How to navigate long commands faster?

Some useful line editing key bindings provided by the Readline library:

  • Ctrl + A: go to the beginning of line
  • Ctrl + E: go to the end of line
  • Alt + B: skip one word backward
  • Alt + F: skip one word forward
  • Ctrl + U: delete to the beginning of line
  • Ctrl + K: delete to the end of line
  • Alt + D: delete to the end of word

Some more shortcuts from here

Ctrl + a  – Go to the start of the command line
Ctrl + e  – Go to the end of the command line
Ctrl + k  – Delete from cursor to the end of the command line
Ctrl + u  – Delete from cursor to the start of the command line
Ctrl + w  – Delete from cursor to start of word (i.e. delete backwards one word)
Ctrl + y  – Paste word or text that was cut using one of the deletion shortcuts (such as the one above) after the cursor
Ctrl + xx – Move between start of command line and current cursor position (and back again)
Alt  + b  – Move backward one word (or go to start of word the cursor is currently on)
Alt  + f  – Move forward one word (or go to end of word the cursor is currently on)
Alt  + d  – Delete to end of word starting at cursor (whole word if cursor is at the beginning of word)
Alt  + c  – Capitalize to end of word starting at cursor (whole word if cursor is at the beginning of word)
Alt  + u  – Make uppercase from cursor to end of word
Alt  + l  – Make lowercase from cursor to end of word
Alt  + t  – Swap current word with previous
Ctrl + f  – Move forward one character
Ctrl + b  – Move backward one character
Ctrl + d  – Delete character under the cursor
Ctrl + h  – Delete character before the cursor
Ctrl + t  – Swap character under cursor with the previous one

If you're a vi[m] and bash user, you may find it useful to make readline (used by bash) use vi-style editing by adding set editing-mode vi to your ~/.inputrc or /etc/inputrc files. Or, you could just make bash use vi-style editing by running the bash command set -o vi. Add the command to your ~/.bashrc file to make the behavior persistent.

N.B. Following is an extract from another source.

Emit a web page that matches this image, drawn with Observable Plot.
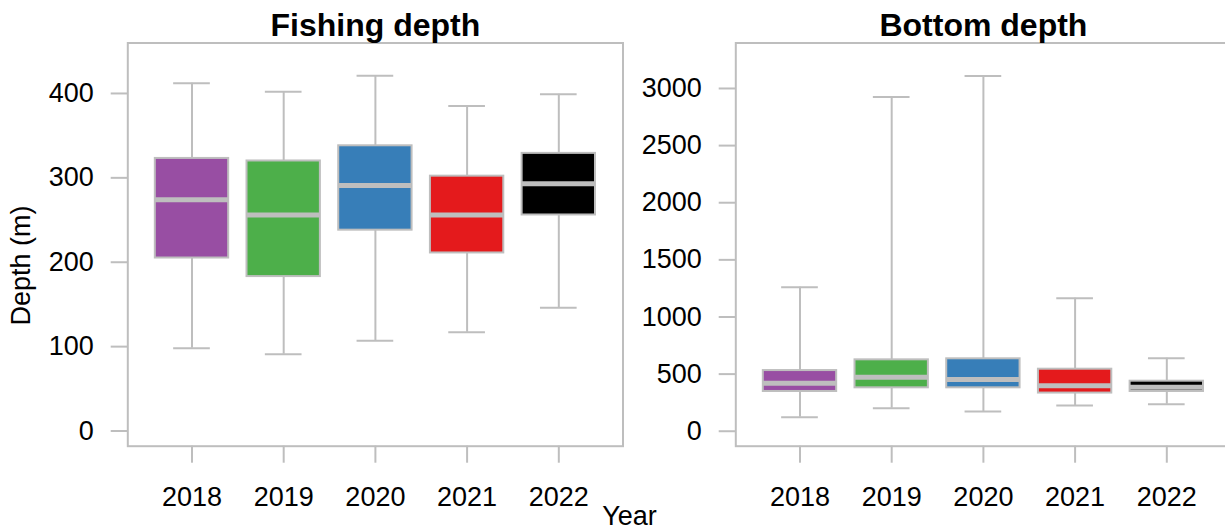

If you're a zsh user, add bindkey -v to your .zshrc file for vi-style editting.


I do not know of a way to specifically jump to the middle without using the cursor keys. However, I can recommend using Ctrl + cursor key to move from blank to blank (i.e., jump from one word to another).


Source the code-snippet below in your .bashrc. Ctrl-a jumps to the start and pressing Ctrl-a again jumps to the middle.

jump_mid() {
    if [ "$READLINE_POINT" -eq "0" ]; then
        LEN=${#READLINE_LINE}
        POS=$(($LEN / 2))
        READLINE_POINT=$POS
    else
        READLINE_POINT=0
    fi
}
bind -x '"\C-a" : jump_mid'

Or if you want to use Ctrl-Something to directly jump to the middle, change the code to:

jump_mid() {
    LEN=${#READLINE_LINE}
    POS=$(($LEN / 2))
    READLINE_POINT=$POS
}

And bind it to something different than Ctrl-a.